Uno è che mentre ai primi sognare viene spontaneo e istintivo, ai secondi esso chiede speranza e intensa intelligenza. Un secondo elemento è questo: mentre i giovani si fanno carico della 'gestazione' del proprio sogno, i vecchi non potrebbero, neppure volendo. E qui si innesta la cosa più intrigante: i vecchi sono costretti a regalare i loro sogni, consegnarne ad altri i mirabili 'pacchetti'. Ci vuole chi sia pronto ad accoglierli e a farsi luogo di realizzazione. Così i sogni dei vecchi sono la goccia di memoria aperta, che si depone su un terreno nuovo e neppure da loro conosciuto. Per custodire i sogni la fede dei vecchi non va, pertanto, solo verso Dio, ma pure alle creature, agli amici, ai compagni, ai figli e ai nipoti. L’unica conoscenza che hanno di quel futuro è la fiducia e la gioia della condivisione. Sì, l’umanità ha bisogno anche oggi di 'pacchetti' di bellezza da realizzare.

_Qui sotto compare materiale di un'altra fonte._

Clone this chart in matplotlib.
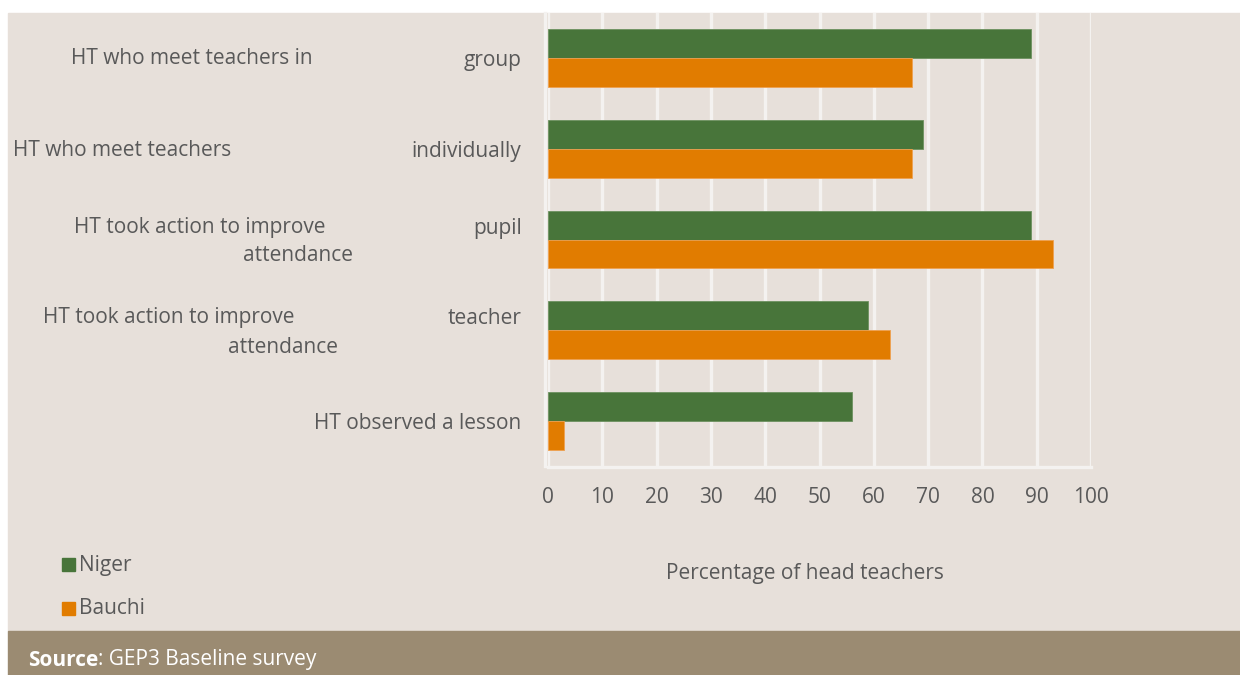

Di un cielo che si screzi di parole di speranza. Di un sogno che rompa gli apparati ottusi e li trasformi in membrane sensibili e significative, vitali alla storia attuale. Del sogno della pace che è lavoro ed impegno per l’abbattimento dei muri, così come rinuncia, dell’uno o dell’altro, a porsi come un assoluto. E la Chiesa ha bisogno dei sogni dei vecchi, di quelli che appaiono come «l’impossibile», quelli che rompono la convinzione che essa stessa sia «irriformabile». La «riformabilità» è, infatti, uno statuto della Chiesa; il primo atto in questo senso fu – non per nulla – il Concilio di Gerusalemme (cfr. Atti degli Apostoli 15). Ha bisogno di annunciare un Dio che sia estraneo a ogni ragione di violenza e di guerra e di uno Spirito che sia il grande 'traduttore simultaneo' tra i vicini e i lontani, di fede, di cultura, di pelle, di stato sociale.

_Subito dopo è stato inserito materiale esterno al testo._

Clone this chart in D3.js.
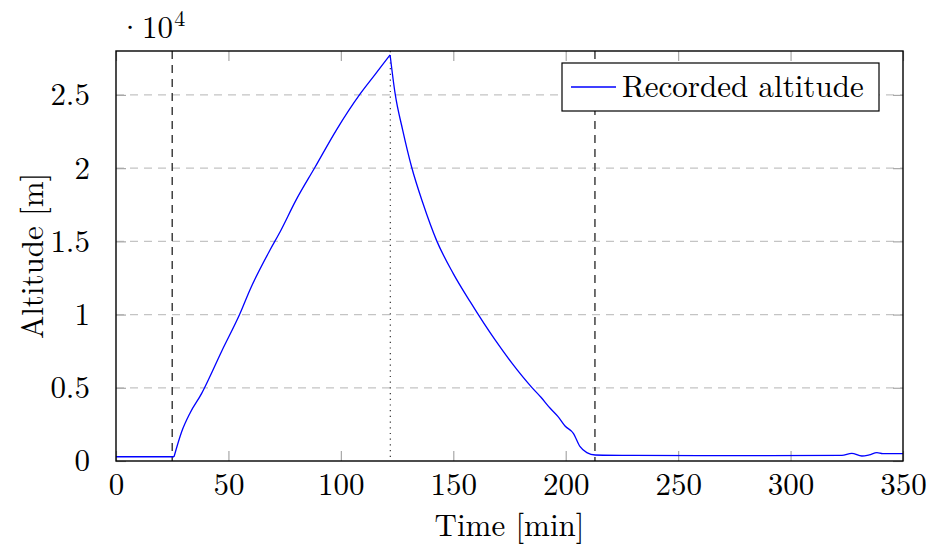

Abbiamo bisogno del sogno dell’inizio della fede cristiana quando una vecchia signora - Elisabetta - non temette di credere di mettere al mondo un figlio, pur essendo «avanzata negli anni»; ma ebbe la forza e il coraggio di credere a quel «dono impossibile di Dio» che fu Giovanni, venuto nel suo grembo come profeta per riformare e per ridare vita alla fede dei Padri. La Chiesa chiede il sogno della profezia, dell’umiltà, dell’ascolto, dell’accoglienza, dello sguardo sul prossimo. Del riconoscere la dignità di ciascuno, della testimonianza dell’amore e della comunione. Del sentimento e della trascendenza dell’a/Altro.

Dai Pastori all’intera comunità. Di un laicato adulto, ammesso, a sua volta, a sognare ed a 'consegnare' il suo sogno. Giuseppe, padre adottivo di Gesù, sia l’esempio più limpido per questo nuovo inizio: quattro furono i sogni in cui gli apparve un Angelo. Gli chiese ogni volta di credere e abbracciare il Sogno di Dio per lui: quello di essere Sposo e Padre. Non pretendendo alcunché da loro, ma prendendosi cura di «Gesù e sua madre». Giuseppe lo fece. Il vescovo Gualtiero lo ha fatto. E da presidente della Cei ci ha subito detto di aver chiaro il suo compito.